Of course, killing and processing cattle is a much bigger undertaking than doing the same with a chicken. A small trailer is not going to do it. Indeed, a mobile unit might not even be the best way to go.
And that’s what the $40,000 is intended to establish.
“It’s to determine whether it should be mobile or a bricks and mortar facility,” said Ms. Berlow yesterday.
“The point of the feasibility study is to determine how big is small enough. How do we build for a future in animal production while still keeping it in relationship to the size of our community, making it economically feasible and environmentally sound.”
But whichever way they decide to go, they anticipate a significant increase in animal production on the Island. Not, however, a 25-fold increase, as was the case with the poultry.
“We are a very small community with a farmer base that is very diversified. I doubt that anybody is going to turn into — and nor would the community allow — a major McDonald’s supplier,” Mrs. Berlow said.
“Initial indications are that some farmers would triple the numbers of livestock they now raise.”

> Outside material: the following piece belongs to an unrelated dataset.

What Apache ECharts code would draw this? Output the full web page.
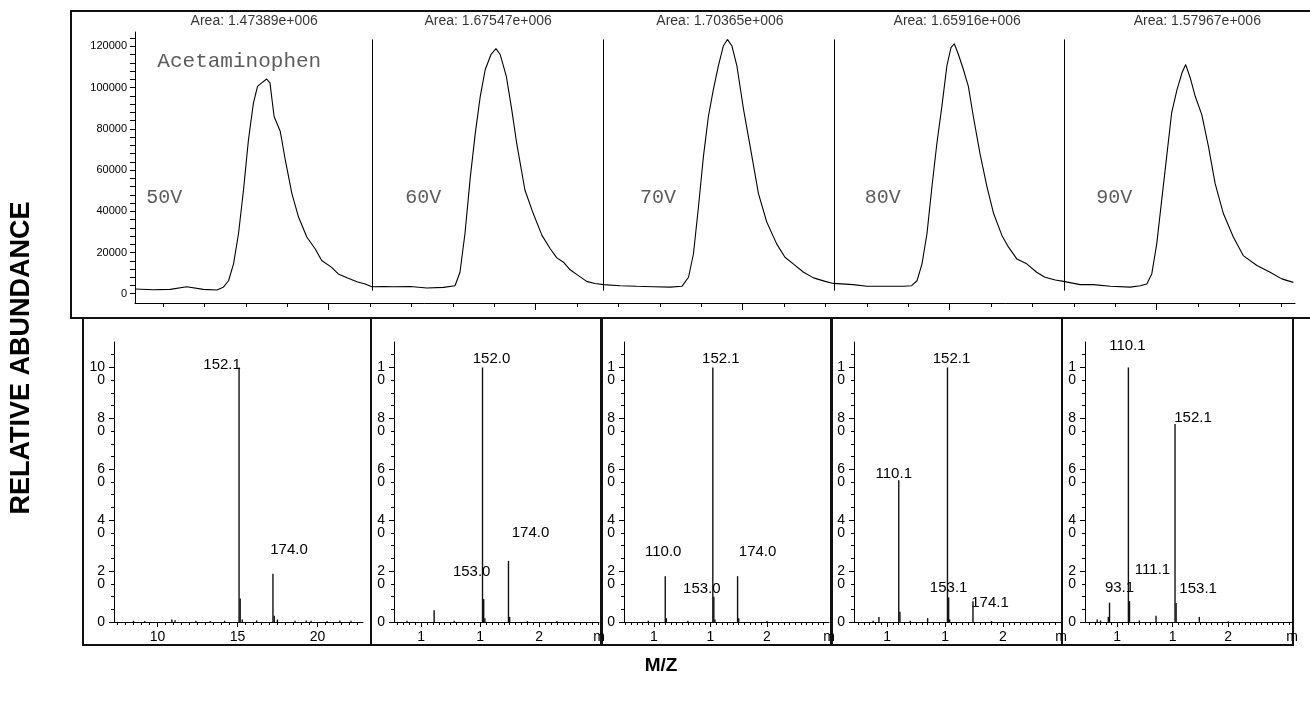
<!DOCTYPE html>
<html>
<head>
<meta charset="utf-8">
<script src="https://cdn.jsdelivr.net/npm/echarts@6/dist/echarts.min.js"></script>
<style>
  html, body { margin: 0; background: #fff; }
  #chart { width: 1310px; height: 703px; }
</style>
</head>
<body>
<div id="chart"></div>
<script>
// ---- chromatogram (time in tick units, intensity in counts) ----
const chromT = [0.32, 0.77, 1.17, 1.57, 1.97, 2.30, 2.45, 2.58, 2.70, 2.82, 2.94, 3.06, 3.18, 3.28, 3.38, 3.50, 3.58, 3.68, 3.83, 3.95,
  4.11, 4.27, 4.47, 4.67, 4.83, 5.07, 5.23, 5.44, 5.68, 5.88, 6.04, 6.31, 6.56, 6.97, 7.37, 7.77, 8.05, 8.17, 8.29, 8.42,
  8.54, 8.66, 8.78, 8.92, 9.04, 9.14, 9.29, 9.42, 9.54, 9.74, 9.94, 10.15, 10.35, 10.51, 10.67, 10.83, 11.03, 11.23, 11.43, 11.64,
  12.04, 12.44, 12.84, 13.25, 13.53, 13.69, 13.81, 13.93, 14.05, 14.17, 14.29, 14.41, 14.53, 14.63, 14.74, 14.86, 15.02, 15.18, 15.38, 15.58,
  15.82, 16.02, 16.22, 16.47, 16.71, 16.99, 17.19, 17.67, 18.00, 18.48, 18.88, 19.08, 19.21, 19.33, 19.45, 19.57, 19.69, 19.81, 19.93, 20.03,
  20.11, 20.21, 20.33, 20.45, 20.57, 20.73, 20.90, 21.06, 21.26, 21.42, 21.62, 21.86, 22.10, 22.30, 22.55, 22.75, 23.15, 23.47, 23.88, 24.36,
  24.60, 24.76, 24.88, 25.00, 25.12, 25.24, 25.36, 25.49, 25.61, 25.70, 25.81, 25.93, 26.09, 26.25, 26.41, 26.61, 26.85, 27.09, 27.42, 27.74,
  28.02, 28.30];
const chromV = [2300, 1950, 2100, 3400, 2100, 1800, 3100, 6300, 14500, 29100, 50200, 74600, 92500, 100600, 102300, 104200, 102300, 86000, 78700, 64900,
  48600, 37200, 27500, 21800, 16100, 12800, 9600, 7700, 5850, 4700, 3400, 3500, 3400, 3500, 2800, 3100, 3900, 10400, 29100, 56700,
  77900, 95800, 108800, 116100, 118900, 116100, 105500, 89300, 73000, 50200, 38900, 28300, 21800, 17400, 15300, 11600, 8800, 6000, 5000, 4400,
  3900, 3600, 3400, 3200, 3600, 8000, 19400, 42100, 66500, 86000, 99000, 110400, 120200, 123400, 120200, 110400, 89300, 71400, 48600, 34800,
  24200, 17700, 14500, 10400, 7700, 6000, 5000, 4400, 3600, 3600, 3600, 3900, 6300, 14500, 29100, 51900, 73000, 90900, 110400, 119400,
  121300, 116100, 108800, 100600, 86000, 68100, 51900, 38900, 28300, 22600, 16900, 14500, 10400, 8000, 6700, 6000, 4400, 4400, 3600, 3200,
  3900, 4700, 9600, 24200, 45400, 66500, 87700, 99000, 107200, 111200, 104700, 95800, 86800, 71400, 53500, 38900, 27500, 18500, 13700, 10400,
  7200, 5500];
const cutT = [6.05, 11.63, 17.21, 22.76];
const cutRange = [1500, 123400];
const areaText = ['Area: 1.47389e+006', 'Area: 1.67547e+006', 'Area: 1.70365e+006', 'Area: 1.65916e+006', 'Area: 1.57967e+006'];
const areaT = [3.20, 8.85, 14.45, 20.18, 25.98];
const voltText = ['50V', '60V', '70V', '80V', '90V'];
const voltT = [0.59, 6.85, 12.52, 17.95, 23.54];

// ---- mass spectra (x, relative abundance, peak tag) ----
const spec1X = [8.5, 9.2, 10.9, 11.1, 12.4, 13.3, 14.2, 15.1, 15.17, 15.3, 16.2, 17.22, 17.3, 17.5, 18.6, 19.3, 19.6, 20.6, 21.4, 22.1];
const spec1Y = [0.5, 0.4, 1.0, 0.7, 0.5, 0.4, 0.5, 100, 9.2, 1, 0.6, 19, 2.5, 1, 0.5, 0.6, 0.5, 0.4, 0.6, 0.5];
const spec1Tag = ['', '', '', '', '', '', '', '152.1', '', '', '', '174.0', '', '', '', '', '', '', '', ''];
const spec2X = [88, 111, 128, 152.0, 153.0, 154, 174.0, 175, 190, 215];
const spec2Y = [0.5, 4.6, 0.5, 100, 9, 1.5, 24, 2, 0.4, 0.4];
const spec2Tag = ['', '', '', '152.0', '153.0', '', '174.0', '', '', ''];
const spec3X = [95, 110.0, 111, 130, 152.1, 153.0, 154, 174.0, 175, 200];
const spec3Y = [0.5, 18, 1.5, 0.5, 100, 9.9, 1, 18, 1.5, 0.4];
const spec3Tag = ['', '110.0', '', '', '152.1', '153.0', '', '174.0', '', ''];
const spec4X = [88, 93, 110.1, 111.1, 120, 135, 152.1, 153.1, 154, 174.1, 190];
const spec4Y = [0.5, 2, 55.7, 4, 0.5, 1.5, 100, 9.7, 1, 8.2, 0.4];
const spec4Tag = ['', '', '110.1', '', '', '', '152.1', '153.1', '', '174.1', ''];
const spec5X = [82, 85, 92, 93.1, 110.1, 111.1, 120, 135, 152.1, 153.1, 174, 200];
const spec5Y = [1, 0.6, 2, 7.6, 100, 8.2, 0.6, 2.5, 77.8, 7.5, 2, 0.3];
const spec5Tag = ['', '', '', '93.1', '110.1', '111.1', '', '', '152.1', '153.1', '', ''];
const specLabelTicks = [[10, 15, 20], [100, 150, 200], [100, 150, 200], [100, 150, 200], [100, 150, 200]];
const abundTicks = [0, 20, 40, 60, 80, 100];

// ---- layout ----
const specX = [spec1X, spec2X, spec3X, spec4X, spec5X];
const specY = [spec1Y, spec2Y, spec3Y, spec4Y, spec5Y];
const specTag = [spec1Tag, spec2Tag, spec3Tag, spec4Tag, spec5Tag];
// label offsets per tagged peak
const tagOffset = [
  {7: [-17, 10], 11: [16, -11]},
  {3: [9, 4], 4: [-12, -15], 6: [22, -16]},
  {1: [-2, -12], 4: [8, 4], 5: [-12, 5], 7: [20, -12]},
  {2: [-5, 6], 6: [4, 4], 7: [0, 3], 9: [17, 14]},
  {3: [10, -2], 4: [-1, -9], 5: [23, -19], 8: [18, 6], 9: [22, -2]}
];
const specGrid = [[114, 249], [394, 205], [624, 205], [854, 207], [1085, 207]];
const specRange = [[7.28, 22.85], [77, 250.7], [73.5, 254.9], [71.5, 250], [71, 257.5]];
const specMinorStep = [0.5, 5, 5, 5, 5];

const FONT = 'Arial, "Liberation Sans", sans-serif';
const MONO = '"Courier New", "Liberation Mono", monospace';

function steps(a, b, s) {
  const out = [];
  for (let v = a; v <= b + 1e-9; v += s) out.push(Math.round(v * 1000) / 1000);
  return out;
}

const grid = [], xAxis = [], yAxis = [], series = [];
const black = {color: '#000', width: 1};

// top chromatogram panel
grid.push({left: 135, top: 32, width: 1160, height: 271});
xAxis.push({
  gridIndex: 0, type: 'value', position: 'bottom', min: 0.32, max: 28.34,
  axisLine: {onZero: false, lineStyle: black},
  axisTick: {customValues: steps(1, 28, 1), length: 4, lineStyle: black},
  axisLabel: {show: false}, splitLine: {show: false}
});
xAxis.push({
  gridIndex: 0, type: 'value', position: 'bottom', min: 0.32, max: 28.34,
  axisLine: {show: false, onZero: false},
  axisTick: {customValues: [5, 10, 15, 20, 25], length: 7, lineStyle: black},
  axisLabel: {show: false}, splitLine: {show: false}
});
yAxis.push({
  gridIndex: 0, type: 'value', position: 'left', min: -4500, max: 127000,
  axisLine: {show: true, onZero: false, lineStyle: black},
  axisTick: {show: true, customValues: steps(0, 124000, 4000), length: 5, lineStyle: black},
  axisLabel: {customValues: steps(0, 120000, 20000), fontSize: 11, color: '#000', fontFamily: FONT, margin: 8,
    formatter: v => String(v)},
  splitLine: {show: false}
});

series.push({
  type: 'line', xAxisIndex: 0, yAxisIndex: 0,
  data: chromT.map((t, i) => [t, chromV[i]]),
  symbol: 'none', lineStyle: {color: '#000', width: 1.1},
  markLine: {
    silent: true, symbol: 'none', label: {show: false},
    lineStyle: {color: '#000', width: 1, type: 'solid'},
    data: cutT.map(t => [{coord: [t, cutRange[0]]}, {coord: [t, cutRange[1]]}])
  }
});
series.push({
  type: 'scatter', xAxisIndex: 0, yAxisIndex: 0, symbolSize: 0, clip: false, silent: true,
  data: areaT.map((t, i) => ({value: [t, 132200], label: {formatter: areaText[i]}})),
  label: {show: true, position: 'inside', fontSize: 14, color: '#000', fontFamily: FONT}
});
series.push({
  type: 'scatter', xAxisIndex: 0, yAxisIndex: 0, symbolSize: 0, clip: false, silent: true,
  data: voltT.map((t, i) => ({value: [t, 46800], label: {formatter: voltText[i]}})).concat([
    {value: [0.86, 112700], label: {formatter: 'Acetaminophen', fontSize: 21}}
  ]),
  label: {show: true, position: 'right', distance: 0, fontSize: 20, color: '#333', fontFamily: MONO}
});

// spectrum panels
for (let p = 0; p < 5; p++) {
  const gi = p + 1;
  const [mn, mx] = specRange[p];
  grid.push({left: specGrid[p][0], top: 342, width: specGrid[p][1], height: 280});
  const majors = specLabelTicks[p];
  const labelVals = p === 0 ? majors : majors.concat([mx]);
  xAxis.push({
    gridIndex: gi, type: 'value', position: 'bottom', min: mn, max: mx,
    axisLine: {onZero: false, lineStyle: black},
    axisTick: {customValues: steps(Math.ceil(mn / specMinorStep[p]) * specMinorStep[p], mx, specMinorStep[p]), length: 3, lineStyle: black},
    axisLabel: {
      customValues: labelVals, fontSize: 14, color: '#000', fontFamily: FONT, margin: 8,
      formatter: v => (p > 0 && Math.abs(v - mx) < 0.01) ? 'm' : (p === 0 ? String(v) : String(v).charAt(0))
    },
    splitLine: {show: false}
  });
  xAxis.push({
    gridIndex: gi, type: 'value', position: 'bottom', min: mn, max: mx,
    axisLine: {show: false, onZero: false},
    axisTick: {customValues: majors, length: 5, lineStyle: black},
    axisLabel: {show: false}, splitLine: {show: false}
  });
  yAxis.push({
    gridIndex: gi, type: 'value', position: 'left', min: 0, max: 110,
    axisLine: {show: true, onZero: false, lineStyle: black},
    axisTick: {show: true, customValues: steps(0, 105, 5), length: 3, lineStyle: black},
    axisLabel: {
      customValues: abundTicks, fontSize: 14, lineHeight: 13, color: '#000', fontFamily: FONT, margin: 9,
      formatter: v => v === 0 ? '0' : '\n' + (p === 0 && v === 100 ? '10' : String(v).charAt(0)) + '\n0'
    },
    splitLine: {show: false}
  });
  yAxis.push({
    gridIndex: gi, type: 'value', position: 'left', min: 0, max: 110,
    axisLine: {show: false, onZero: false},
    axisTick: {show: true, customValues: abundTicks, length: 5, lineStyle: black},
    axisLabel: {show: false}, splitLine: {show: false}
  });
  const xs = specX[p], ys = specY[p], tags = specTag[p], offs = tagOffset[p];
  series.push({
    type: 'bar', xAxisIndex: gi * 2, yAxisIndex: gi * 2, barWidth: 1.4,
    itemStyle: {color: '#111'}, silent: true,
    data: xs.map((x, i) => {
      const item = {value: [x, ys[i]]};
      if (tags[i]) {
        item.label = {show: true, formatter: tags[i], offset: offs[i]};
      }
      return item;
    }),
    label: {show: false, position: 'top', distance: 5, fontSize: 15, color: '#000', fontFamily: FONT}
  });
}

// frames
const frame = {fill: 'none', stroke: '#111', lineWidth: 2};
const graphic = [
  {type: 'rect', shape: {x: 71, y: 11, width: 1250, height: 307}, style: frame, silent: true},
  {type: 'line', shape: {x1: 371, y1: 645, x2: 391, y2: 645}, style: {stroke: '#111', lineWidth: 2}, silent: true},
  {type: 'text', x: 22, y: 358, rotation: Math.PI / 2,
    style: {text: 'RELATIVE ABUNDANCE', fontSize: 27, fontWeight: 'bold', fontFamily: FONT, fill: '#000', align: 'center', verticalAlign: 'middle'}},
  {type: 'text', x: 661, y: 666,
    style: {text: 'M/Z', fontSize: 19, fontWeight: 'bold', fontFamily: FONT, fill: '#000', align: 'center', verticalAlign: 'middle'}}
];
const boxX = [83, 371, 602, 832, 1062];
const boxW = [288, 230, 229, 230, 231];
boxX.forEach((x, i) => {
  graphic.push({type: 'rect', shape: {x: x, y: 318, width: boxW[i], height: 327}, style: frame, silent: true});
});

const chart = echarts.init(document.getElementById('chart'));
chart.setOption({
  animation: false,
  backgroundColor: '#fff',
  grid: grid,
  xAxis: xAxis,
  yAxis: yAxis,
  series: series,
  graphic: graphic
});
</script>
</body>
</html>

Beyond that, the IGI has hopes of bringing more Island land into livestock production. According to the Martha’s Vineyard Commission, only 935 acres of Island land now are used for food production of all types. About 1.5 times as much land again is otherwise used on farms, or is simply cleared fields.
“The land conservation agencies, like the land bank and Sheriff’s Meadow, are very much interested in opening up some of their land so farmers can raise food on the properties. So connecting farmers to larger areas of land will be important,” said Mrs. Berlow.
Nonetheless, the economics of farming in an expensive place like the Vineyard mean the produce will never be cheap. The products of the poultry program sell for $3.50 to $4.50 a pound, and they are not the big-breasted, skinned and boned products consumers have become used to.
All the same, Mrs. Berlow said, demand outstrips supply. The indications are that there would be plenty of demand, too, for premium meats.
Increasingly, consumers consider factors other than dollar costs, such as environmental costs. The average food item in the U.S. now travels 1,500 miles from the point of production to the point of consumption. There are also concerns about how humanely animals are raised and slaughtered, and about meat pumped up with the aid of antibiotics and hormones.
And there are concerns about local employment.
The chicken project has created six part-time jobs; the IGI expects to generate 10 full-time jobs within the first three years of establishing its new facility.
“We’re looking to the highest standards of cleanliness and safety for the workers and animals and creating fair wage jobs,” said Mrs. Berlow, adding: “We’re very pleased to have received this grant. We got $40,000 out of an incredibly competitive [Rural Business Enterprise] grant program; there was only $200,000 allocated across the state. We’re really grateful to have the USDA with us.”
The fact is, the IGI proposal could not have been better timed to get the USDA’s attention. It just so happens the department is currently acutely aware of the need for more local meat processing facilities. Only last week, it released a preliminary report mapping for the first time the lack, nationwide, of availability of meat processing facilities for small farmers.
This fact was alluded to by the USDA’s rural development state director Jay Healy, who came to the Vineyard for a forum on Friday.
“This [IGI] project is of particular interest to our agency because it embodies many facets of the department’s Know Your Farmer, Know Your Food initiative, which aims to revitalize and provide greater access to local food systems,” he said.
And so the IGI got its $40,000.
But Mr. Healy and other regional staff also had a bigger general message to deliver. To a meeting of several dozen representatives of local and county government and community organizations, they outlined more than 40 housing, business and community programs through which grants, loans and loan guarantees were available.
Last year, they said, the USDA distributed almost $170 million in Massachusetts.